Capté el mensaje y dejé de insistir sobre el tema. Luego supe que antes de ser concejal del cap i casal había desempeñado algún cargo la Consellería de Infraestructuras Territorio y Medio Ambiente durante los anteriores gobiernos, aunque nunca me específico cuál había sido su cargo.

Estábamos concluyendo la cena cuando sonó intempestivo mi móvil. Me disculpé por no haberlo puesto en silencio y miré de soslayo quién me llamaba a aquellas horas. ¡Menudo fastidio! ¡Por el amor de Dios! Si era Carlos. ¿Podría haber sido más inoportuno? ¡Menudo momento que había elegido! ¿Qué cosa tan importante tendría que decirme para no poder esperar a llamarme por la mañana? Traté de disimular mi contrariedad lo mejor que pude. Ese era el tipo de situaciones odiosas en las que Carlos era —y continúa siendo— un auténtico especialista en involucrarme. La verdad, a veces me desquiciaba. Rechacé la llamada y apagué el teléfono. No quería otra interrupción y mucho menos de él.

—Solo era una amiga. Nada importante. Ya hablaré con ella en otro momento, no te preocupes —me molesté en mentirle a Ricky.

En aquel mismo momento Sinatra le pasaba el testigo a un melifluo intérprete que también cantaba en inglés y al que no supe reconocer. Tampoco es que me quitara el sueño el hecho de no poder identificarlo, pero como aficionada a la música me fastidió un poco. No sé si por efecto de aquella canción soporífera a más no poder o porque simplemente había llegado el momento, Ricky y yo convinimos de manera tácita que era la hora de retirarnos. Le envió un mensaje al chófer y en menos de dos minutos ya lo teníamos en la puerta del restaurante.
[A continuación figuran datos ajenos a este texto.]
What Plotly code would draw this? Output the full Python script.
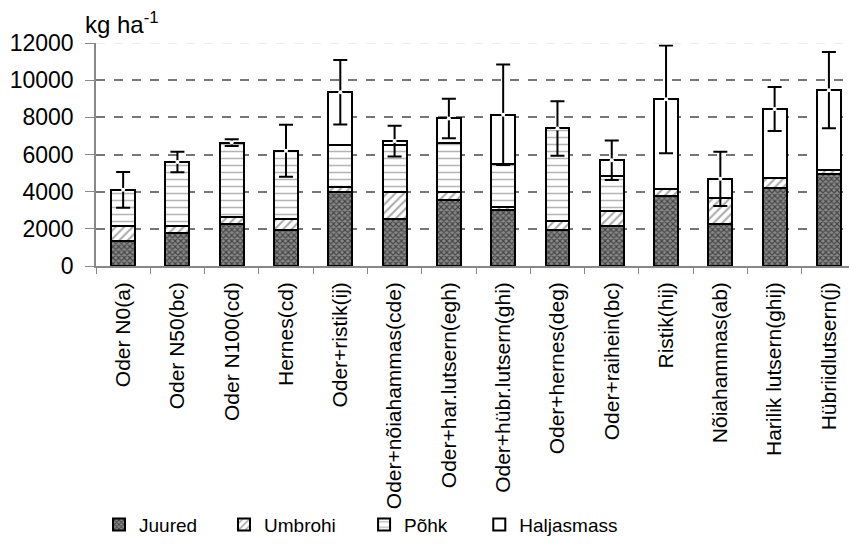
import plotly.graph_objects as go

categories = ["Oder N0(a)", "Oder N50(bc)", "Oder N100(cd)", "Hernes(cd)", "Oder+ristik(ij)",
              "Oder+nõiahammas(cde)", "Oder+har.lutsern(egh)", "Oder+hübr.lutsern(ghi)",
              "Oder+hernes(deg)", "Oder+raihein(bc)", "Ristik(hij)", "Nõiahammas(ab)",
              "Harilik lutsern(ghij)", "Hübriidlutsern(j)"]
juured     = [1350, 1750, 2250, 1950, 3970, 2550, 3550, 3020, 1950, 2140, 3760, 2250, 4180, 4930]
umbrohi    = [800, 400, 400, 600, 300, 1420, 420, 140, 470, 820, 400, 1430, 580, 210]
pohk       = [1950, 3450, 3990, 3650, 2260, 2560, 2650, 2330, 4980, 1880, 0, 0, 0, 0]
haljasmass = [0, 0, 0, 0, 2820, 190, 1320, 2650, 0, 850, 4810, 1010, 3690, 4320]
err        = [960, 550, 180, 1400, 1730, 830, 1060, 2700, 1470, 1060, 2900, 1460, 1180, 2050]

totals = [a + b + c + d for a, b, c, d in zip(juured, umbrohi, pohk, haljasmass)]
yticks = [0, 2000, 4000, 6000, 8000, 10000, 12000]

line = dict(color="black", width=2)
fig = go.Figure()
fig.add_bar(x=categories, y=juured, name="Juured", legend="legend",
            marker=dict(color="#444444", line=line,
                        pattern=dict(shape="x", fgcolor="#000000", bgcolor="#8a8a8a",
                                     size=4, solidity=0.5)))
fig.add_bar(x=categories, y=umbrohi, name="Umbrohi", legend="legend2",
            marker=dict(color="white", line=line,
                        pattern=dict(shape="/", fgcolor="#555555", bgcolor="white",
                                     size=6, solidity=0.35)))
fig.add_bar(x=categories, y=pohk, name="Põhk", legend="legend3",
            marker=dict(color="white", line=line,
                        pattern=dict(shape="-", fgcolor="#6a6a6a", bgcolor="white",
                                     size=7, solidity=0.22)))
fig.add_bar(x=categories, y=haljasmass, name="Haljasmass", legend="legend4",
            marker=dict(color="white", line=line))
fig.add_scatter(x=categories, y=totals, mode="markers", showlegend=False,
                marker=dict(color="white", size=4, symbol="circle"),
                error_y=dict(type="data", array=err, color="black", thickness=2, width=7))

def leg(x):
    return dict(orientation="h", x=x, xanchor="left", y=-1.16, yanchor="middle",
                font=dict(size=19), itemwidth=30, bgcolor="rgba(0,0,0,0)")

fig.update_layout(
    width=849, height=544, barmode="stack", bargap=0.56,
    plot_bgcolor="white", paper_bgcolor="white",
    margin=dict(l=96, r=0, t=43, b=271),
    font=dict(family="Liberation Sans, Arial, sans-serif", color="black", size=20),
    legend=leg(0.004), legend2=leg(0.170), legend3=leg(0.356), legend4=leg(0.509),
    annotations=[dict(text="kg ha<sup>-1</sup>", xref="paper", yref="paper", x=-0.017, y=1.0,
                      xanchor="left", yanchor="bottom", showarrow=False, yshift=3,
                      font=dict(size=24))],
    shapes=[
        dict(type="line", xref="paper", yref="y", x0=0, x1=1, y0=yticks[-1], y1=yticks[-1],
             line=dict(color="white", width=3), layer="above"),
        dict(type="line", xref="paper", yref="y", x0=0, x1=1, y0=yticks[-1], y1=yticks[-1],
             line=dict(color="#e6e6e6", width=1.5, dash="dash"), layer="above"),
    ],
)
fig.update_xaxes(range=[-0.5, 13.37], showline=True, linecolor="#888888", linewidth=1.5,
                 ticks="outside", tickson="boundaries", ticklen=6, tickcolor="#888888",
                 tickangle=-90, tickfont=dict(size=21), showgrid=False, ticklabelstandoff=6)
fig.update_yaxes(range=[0, 12000], tickvals=yticks, tickformat="d", showline=True,
                 linecolor="#888888", linewidth=1.5, ticks="outside", ticklen=9,
                 tickcolor="#888888", gridcolor="#777777", griddash="dash", gridwidth=1.5,
                 tickfont=dict(size=23), zeroline=False, ticklabelstandoff=7)

fig.write_html("out.html")
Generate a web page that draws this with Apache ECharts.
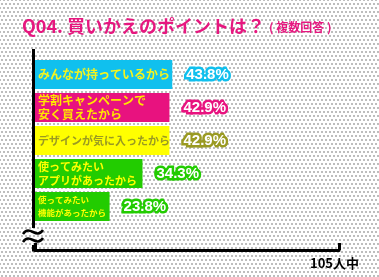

En el coche no cruzamos ni palabra. Me encontraba lo bastante cansada cómo para que no me incomodara en absoluto aquel silencio sobrevenido de manera repentina. Antes de despedirse me dijo que lo había pasado muy bien y quedó en que me llamaría pronto. A mí me pareció perfecto. Ese hombre había conseguido que me interesa por él, que ya era mucho más de lo que hacía la mayoría.

Al entrar en casa me sorprendió una arcada que me llevó directa al váter, fastidiando así mi buena racha de la semana. A continuación concluí con mi ritual de aseo nocturno y me dejé caer exhausta sobre la cama. Aunque antes de dormirme aún saqué fuerzas para mandarle un mensaje a Carlos: «Eres un pesado. Mañana te llamo». Luego le puse una carita de demonio. De verdad que me había fastidiado su llamada.